Against this background, the demand most often voiced by victims is strikingly simple: to be believed. Recognition, Garapon emphasizes, precedes compensation. It requires the Church to relinquish any claim to moral superiority and to accept that it cannot define what is best for those it has harmed. Generic appeals to human sinfulness are insufficient to address wounds of such magnitude.

This is where restorative justice enters—not as a replacement for criminal law, but as a complementary path. Garapon describes it as an effort not to calculate compensation, but to “restart life.” Even financial reparation, when offered, serves a symbolic purpose. It does not claim to measure the immeasurable; rather, it gives tangible weight to the institution’s acknowledgment of wrongdoing. In cases involving multiple victims, significant payments can also become a test of sincerity—one that, he acknowledges, is not always met.

The implications extend beyond individual victims to entire communities. Abuse scandals have eroded trust among the faithful, raising questions about the Church’s credibility. For Garapon, the task is not merely to eliminate wrongdoing, but to rebuild the community by prioritizing the healing of victims. This requires confronting the deeper causes of institutional failure, including the fact that many victims are themselves members of religious life.

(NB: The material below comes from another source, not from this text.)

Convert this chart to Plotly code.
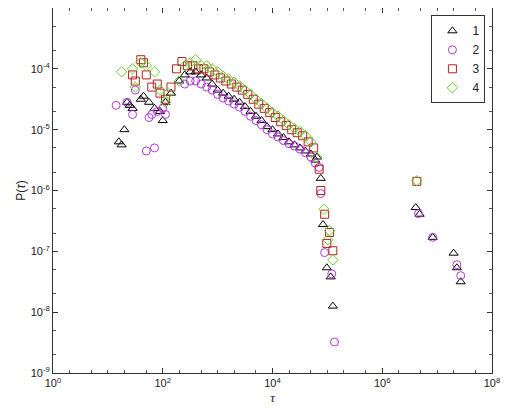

At the same time, restorative justice must remain flexible. Not all victims wish to engage directly with perpetrators—or even with Church representatives. In fact, Garapon notes that in about 80% of cases, the abuser is already deceased. The process therefore often involves a third-party approach, helping individuals reconcile with their pasts without imposing unwanted encounters. Respect for victims’ autonomy remains fundamental.

Looking ahead, Garapon sees the crisis as a call for deeper reform within the Church. While prevention and training are essential, they are not sufficient. More attention must be given to the realities of sexuality, loneliness, and emotional deprivation that can affect clergy life. Above all, he identifies a critical and often overlooked dimension: the misuse of the sacred.

“These crimes were committed not against the sacred, but with the sacred,” he observes—a realization that has prompted interdisciplinary research involving theologians, historians, anthropologists, and religious women. Their forthcoming work will examine how spiritual authority can be manipulated, and how such distortions might be prevented.

Ultimately, Garapon’s vision of justice transcends legal boundaries. Restorative justice, as he frames it, is not merely a technique but a cultural transformation—one that seeks to restore dignity, rebuild trust, and redefine the very purpose of justice. In confronting one of the darkest chapters of its history, the Church, he suggests, has been forced to rediscover that justice begins not with punishment, but with listening.